His remorse is gone
Seditionists identify as not-seditionists. Who are you to deny their identity?
A growing number of Capitol rioters have gone back on their guilty pleas and apologies – including one of the most recognisable faces from 6 January.
The pretend-shaman guy.
A judge called his apology “the most remarkable I’ve heard in 34 years” and sentenced him to 41 months in prison – considerably less than the maximum allowed. Now more than a year-and-a-half later, Angeli is out of jail early, and his remorse is gone. “Regrets only weigh down the mind,” he told the BBC. “They’re like sandbags on a hot air balloon.”
Some minds need weighing down. People who do bad destructive dangerous things need to be weighed down so that they can learn to stop doing bad destructive dangerous things. The classic example of course is Trump himself, who never regrets anything. He’s a terrible human being, in large part because he never lets his mind be weighed down with thinking about the terrible things he says and does.
In addition to walking back regrets, a number of rioters have tried to capitalise on their involvement in the riots in a number of ways.
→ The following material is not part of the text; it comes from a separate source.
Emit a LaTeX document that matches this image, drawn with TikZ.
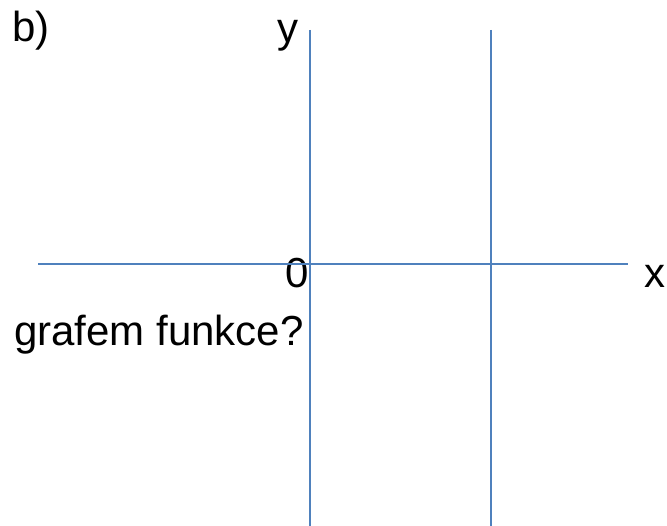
\documentclass[tikz,border=0pt]{standalone}
\usepackage{fontspec}
\setmainfont{Liberation Sans}
\usetikzlibrary{positioning}
\usepackage{xcolor}
\definecolor{axisblue}{HTML}{4F81BD}

\begin{document}
\begin{tikzpicture}[x=1pt, y=-1pt, every node/.style={font=\fontsize{42}{50}\selectfont, inner sep=0pt, anchor=base west}]
\tikzstyle{axis}=[draw=axisblue, line width=1.6pt]
\useasboundingbox (0,0) rectangle (667,526);
\node (part) at (12,42) {b)};
\node (ylab) at (277,43) {y};
\node (zero) at (285,288) {0};
\node (xlab) at (644,288) {x};
\node (question) at (14,346) {grafem funkce?};
\coordinate (ytop) at (310,30);
\coordinate (ybot) at (310,526);
\coordinate (vtop) at (491,30);
\coordinate (vbot) at (491,526);
\coordinate (xleft) at (38,264);
\coordinate (xright) at (628,264);
\draw[axis] (xleft)--(xright);
\draw[axis] (ytop)--(ybot);
\draw[axis] (vtop)--(vbot);
\end{tikzpicture}
\end{document}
Derrick Evans, a former member of the West Virginia state legislature, resigned his post after being arrested. He pleaded guilty, apologised in court, and served three months in prison. Now he is running for a seat in the US House of Representatives, and he refers to himself and other defendants as “political prisoners”.
The term is commonly used across a broad section of the right and far-right of American politics to cast rioters as heroic and patriotic.
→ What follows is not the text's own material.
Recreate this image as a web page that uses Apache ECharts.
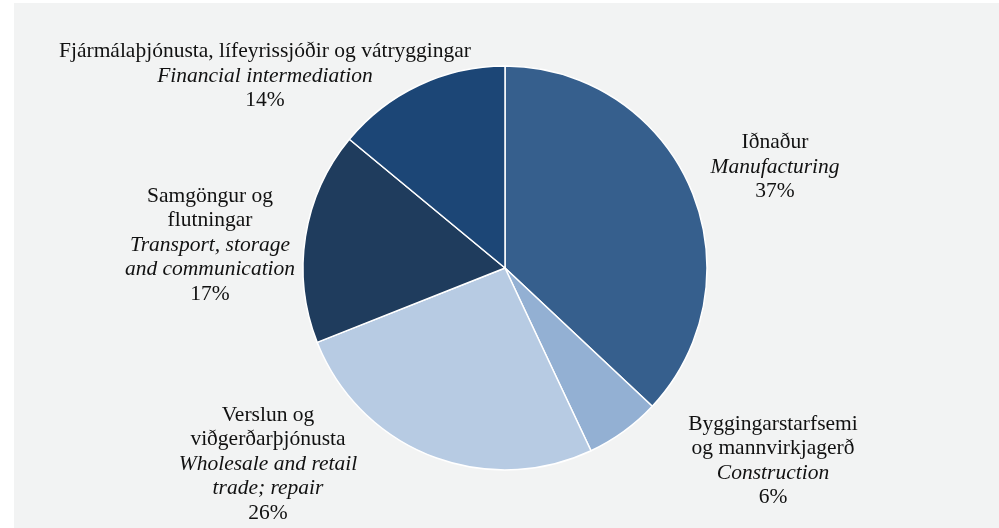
<!DOCTYPE html>
<html>
<head>
<meta charset="utf-8">
<script src="https://cdn.jsdelivr.net/npm/echarts@6/dist/echarts.min.js"></script>
<style>
  html, body { margin: 0; padding: 0; background: #ffffff; }
  #chart { position: absolute; left: 14px; top: 3px; width: 985px; height: 525px; background: #f2f3f3; }
</style>
</head>
<body>
<div id="chart"></div>
<script>
// Sector shares of value added, clockwise from 12 o'clock
const namesIs = [
  'Iðnaður',
  'Byggingarstarfsemi\nog mannvirkjagerð',
  'Verslun og\nviðgerðarþjónusta',
  'Samgöngur og\nflutningar',
  'Fjármálaþjónusta, lífeyrissjóðir og vátryggingar'
];
const namesEn = [
  'Manufacturing',
  'Construction',
  'Wholesale and retail\ntrade; repair',
  'Transport, storage\nand communication',
  'Financial intermediation'
];
const shares = [37, 6, 26, 17, 14];
const colors = ['#365f8d', '#93b0d3', '#b7cbe3', '#1f3c5d', '#1c4676'];

// Label block centres (chart-local pixels)
const labelPos = [
  [761, 164],
  [759, 458],
  [254, 461],
  [196, 242],
  [251, 73]
];

const FONT = '"Liberation Serif", "Times New Roman", serif';
const SIZE = 21.5;
const LH = 24.5;

const chart = echarts.init(document.getElementById('chart'));
chart.setOption({
  animation: false,
  series: [{
    type: 'pie',
    center: [491, 265],
    radius: 202,
    startAngle: 90,
    clockwise: true,
    label: {
      show: true,
      overflow: 'none',
      fontFamily: FONT,
      fontSize: SIZE,
      lineHeight: LH,
      color: '#111111',
      align: 'center',
      formatter: function (p) {
        const en = namesEn[p.dataIndex].split('\n').map(s => '{i|' + s + '}').join('\n');
        return '{n|' + namesIs[p.dataIndex].split('\n').join('}\n{n|') + '}\n' + en + '\n{n|' + p.value + '%}';
      },
      rich: {
        n: { fontFamily: FONT, fontSize: SIZE, lineHeight: LH, color: '#111111', align: 'center' },
        i: { fontFamily: FONT, fontSize: SIZE, lineHeight: LH, fontStyle: 'italic', color: '#111111', align: 'center' }
      }
    },
    labelLine: { show: false },
    labelLayout: function (p) {
      return { x: labelPos[p.dataIndex][0], y: labelPos[p.dataIndex][1], align: 'center', verticalAlign: 'middle' };
    },
    itemStyle: { borderColor: '#ffffff', borderWidth: 1.5 },
    emphasis: { disabled: true },
    data: shares.map((v, i) => ({ value: v, name: namesEn[i], itemStyle: { color: colors[i] } }))
  }]
});
</script>
</body>
</html>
And their glorious cause is…Donald Trump.
1. When someone tells you who they are, believe them.
2. I identify as non-guilty.
3. _________
I don’t get it. He’s trying to paint regret as a bad thing, yet his choice of analogy makes them a positive thing. Does he realise sandbags are useful to have on a balloon? Fucking hell, it takes me back to that Trump moment: “I love the uneducated”.
Ah, but sandbags exist to be cast off.